Статья вызвала довольно большой интерес, была перепечатана многими изданиями и распространена «Ассошиэйтед Пресс». В Париже она появилась в английской «Интернейшнл геральд трибьюн» и в «Либерасьон». Прошли месяц или полтора, и я был вызван в прокуратуру Кунцевского района, где мне объявили, что по заявлению академика Г. В. Морозова – директора института имени Сербского («Серпов»), которого я упоминал в статье, в отношении меня и газеты «Либерасьон» (по-видимому, как наиболее слабого противника) возбуждено уголовное дело о клевете.

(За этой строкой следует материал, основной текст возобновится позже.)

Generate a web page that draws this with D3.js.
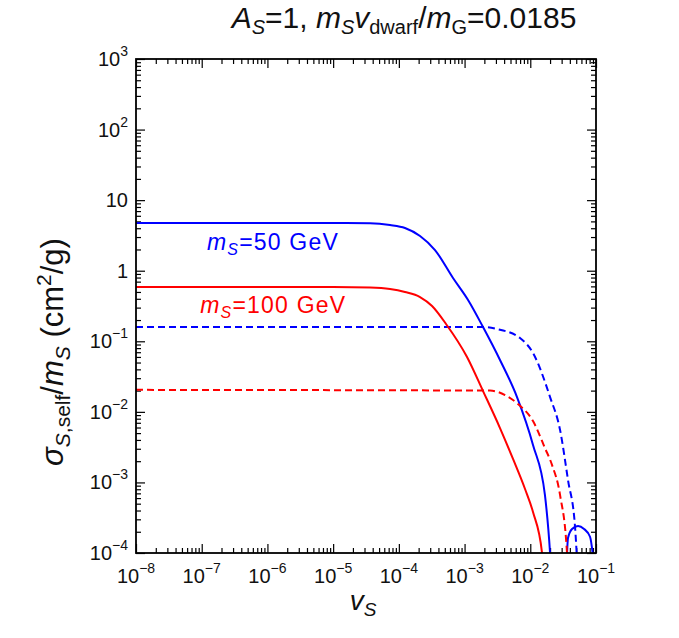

Этого, конечно, можно было ожидать, но вот то, что выяснилось потом, повергало меня в совершенное изумление. Оказалось, что в перестроечном Советском Союзе я не могу найти ни одного адвоката, который бы осмелился меня защищать. При советской власти для сидящих в тюрьме диссидентов (в том числе и для меня) адвокаты находились, а в либеральную эпоху Горбачева их нет. Софья Васильевна Каллистратова, конечно, не отказалась бы, но она тяжело болела. Защищавший Алика Гинзбурга Борис Андреевич Золотухин, когда-то исключенный за это из коллегии адвокатов, к тому времени известный перестроечный деятель и даже депутат Верховного Совета, отказался категорически. Кто-то мне потом объяснил, что Борис Андреевич рассчитывает стать председателем коллегии адвокатов и понимает, что моя защита ему повредит. Не знаю, правда ли это. После довольно напряженных поисков Дина Каминская, жившая к тому времени в Нью-Йорке, предложила мне стать ее подзащитным. Я, конечно, согласился и был ей очень благодарен, но оставалось неясным, впустят ли ее в Советский Союз и допустят ли в качестве адвоката в советский суд.

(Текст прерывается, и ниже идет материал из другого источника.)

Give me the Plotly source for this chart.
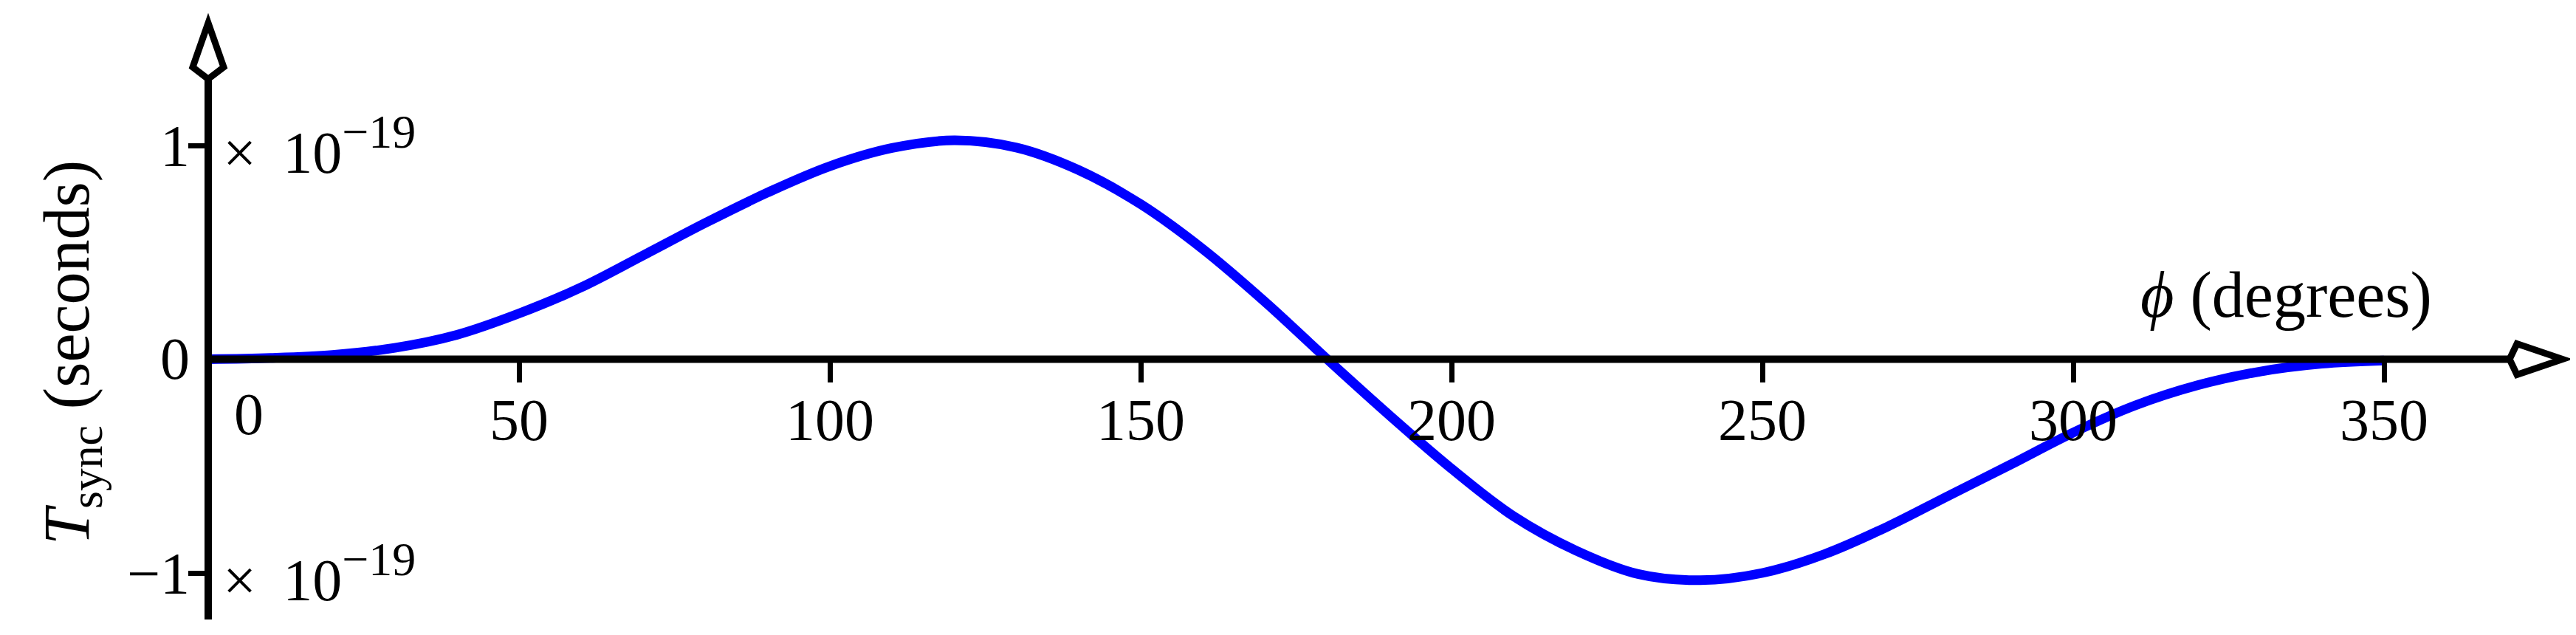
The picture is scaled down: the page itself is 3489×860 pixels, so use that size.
import plotly.graph_objects as go

# ---- data ----
phi_deg = [0, 10, 20, 30, 40, 50, 60, 70, 80, 90, 100, 110, 120, 130, 140, 150, 160, 170,
           180, 190, 200, 210, 220, 230, 240, 250, 260, 270, 280, 290, 300, 310, 320, 330, 340, 350]
t_sync_e19 = [0.000, 0.006, 0.020, 0.053, 0.114, 0.214, 0.336, 0.486, 0.638, 0.780, 0.903, 0.988,
              1.024, 0.990, 0.885, 0.725, 0.515, 0.268, 0.000, -0.262, -0.512, -0.735, -0.895,
              -1.005, -1.034, -1.000, -0.912, -0.785, -0.638, -0.492, -0.343, -0.216, -0.122,
              -0.058, -0.021, -0.006]
x_tick_vals = [50, 100, 150, 200, 250, 300, 350]
x_tick_text = ["50", "100", "150", "200", "250", "300", "350"]
y_tick_vals = [1, -1]
y_tick_text = ["1", "\u22121"]

W, H = 3489, 860
FONT = "Liberation Serif"
FS = 80
FS_TITLE = 88

# pixel geometry of the axes crossing
X0_PX, PX_PER_DEG = 274.0, 8.42
Y0_PX, PX_PER_UNIT = 478.5, 289.5
x_range = [-X0_PX / PX_PER_DEG, (W - X0_PX) / PX_PER_DEG]
y_range = [-(H - Y0_PX) / PX_PER_UNIT, Y0_PX / PX_PER_UNIT]

def px_x(p):
    return p / W

def px_y(p):
    return 1 - p / H

X_AXIS_END = (3391 - X0_PX) / PX_PER_DEG
Y_AXIS_TOP = (Y0_PX - 99) / PX_PER_UNIT
Y_AXIS_BOT = -(831 - Y0_PX) / PX_PER_UNIT

fig = go.Figure()
fig.add_trace(go.Scatter(x=phi_deg, y=t_sync_e19, mode="lines",
                         line=dict(color="#0000FF", width=13, shape="spline", smoothing=1.0),
                         showlegend=False, hoverinfo="skip"))

axis_common = dict(showgrid=False, zeroline=False, showline=False, anchor="free",
                   ticks="outside", tickcolor="black",
                   tickfont=dict(family=FONT, size=FS, color="black"))

fig.update_layout(
    width=W, height=H, margin=dict(l=0, r=0, t=0, b=0), autosize=False,
    paper_bgcolor="white", plot_bgcolor="white",
    xaxis=dict(range=x_range, domain=[0, 1], position=1 - Y0_PX / H,
               tickvals=x_tick_vals, ticktext=x_tick_text, ticklen=30, tickwidth=7,
               ticklabelstandoff=-18, **axis_common),
    yaxis=dict(range=y_range, domain=[0, 1], position=X0_PX / W,
               tickvals=y_tick_vals, ticktext=y_tick_text, ticklen=27, tickwidth=7,
               ticklabelstandoff=-18, **axis_common),
)

# axis lines
fig.add_shape(type="line", xref="x", yref="y", x0=0, x1=X_AXIS_END, y0=0, y1=0,
              line=dict(color="black", width=10))
fig.add_shape(type="line", xref="x", yref="y", x0=0, x1=0, y0=Y_AXIS_BOT, y1=Y_AXIS_TOP,
              line=dict(color="black", width=10))
# open arrowheads
fig.add_shape(type="path", xref="x", yref="y", xsizemode="pixel", ysizemode="pixel",
              xanchor=X_AXIS_END, yanchor=0,
              path="M 0,0 L 10,21 L 72,0 L 10,-21 Z",
              line=dict(color="black", width=9), fillcolor="white")
fig.add_shape(type="path", xref="x", yref="y", xsizemode="pixel", ysizemode="pixel",
              xanchor=0, yanchor=Y_AXIS_TOP,
              path="M 0,0 L 21,16 L 0,76 L -21,16 Z",
              line=dict(color="black", width=9), fillcolor="white")

tf = dict(family=FONT, size=FS, color="black")
tft = dict(family=FONT, size=FS_TITLE, color="black")
ann = []
# "0" labels near the origin
ann.append(dict(x=px_x(329), y=px_y(553), xref="paper", yref="paper", text="0",
                showarrow=False, xanchor="center", yanchor="middle", font=tf))
ann.append(dict(x=px_x(251), y=px_y(478), xref="paper", yref="paper", text="0",
                showarrow=False, xanchor="right", yanchor="middle", font=tf))
# exponent factors
for yv in (1, -1):
    ann.append(dict(x=px_x(292), y=yv, xref="paper", yref="y",
                    text="\u00d7\u2009 10<sup><span style='font-size:64px'>\u221219</span></sup>",
                    showarrow=False, xanchor="left", yanchor="middle", font=tf))
# axis titles
ann.append(dict(x=px_x(3088), y=px_y(392), xref="paper", yref="paper",
                text="<i>\u03d5</i> (degrees)", showarrow=False,
                xanchor="center", yanchor="middle", font=tft))
ann.append(dict(x=px_x(88), y=px_y(470), xref="paper", yref="paper",
                text="<i>T</i><sub>sync</sub> (seconds)", showarrow=False, textangle=-90,
                xanchor="center", yanchor="middle", font=tft))
fig.update_layout(annotations=ann)

fig.write_html("out.html")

Впрочем, до этого не дошло. Обсудив все с Келлером, я написал заявление о том, что статья мне заказана «Нью-Йорк Таймс», я не понимаю при чем тут «Либерасьон», и на следующий прием к прокурору пришел не только вместе с Биллом, но еще и с большой стопкой книг на разных языках, изданных в разных странах, о советской психиатрии и заслугах академика Морозова.
– У вас другая специальность и, возбуждая в отношении меня уголовное дело, вы, вероятно, не знали, что академик Морозов широко известен в мире, и, кроме моей статьи, упоминается по крайней мере в полутора десятках различных профессиональных исследований, – сказал я прокурору.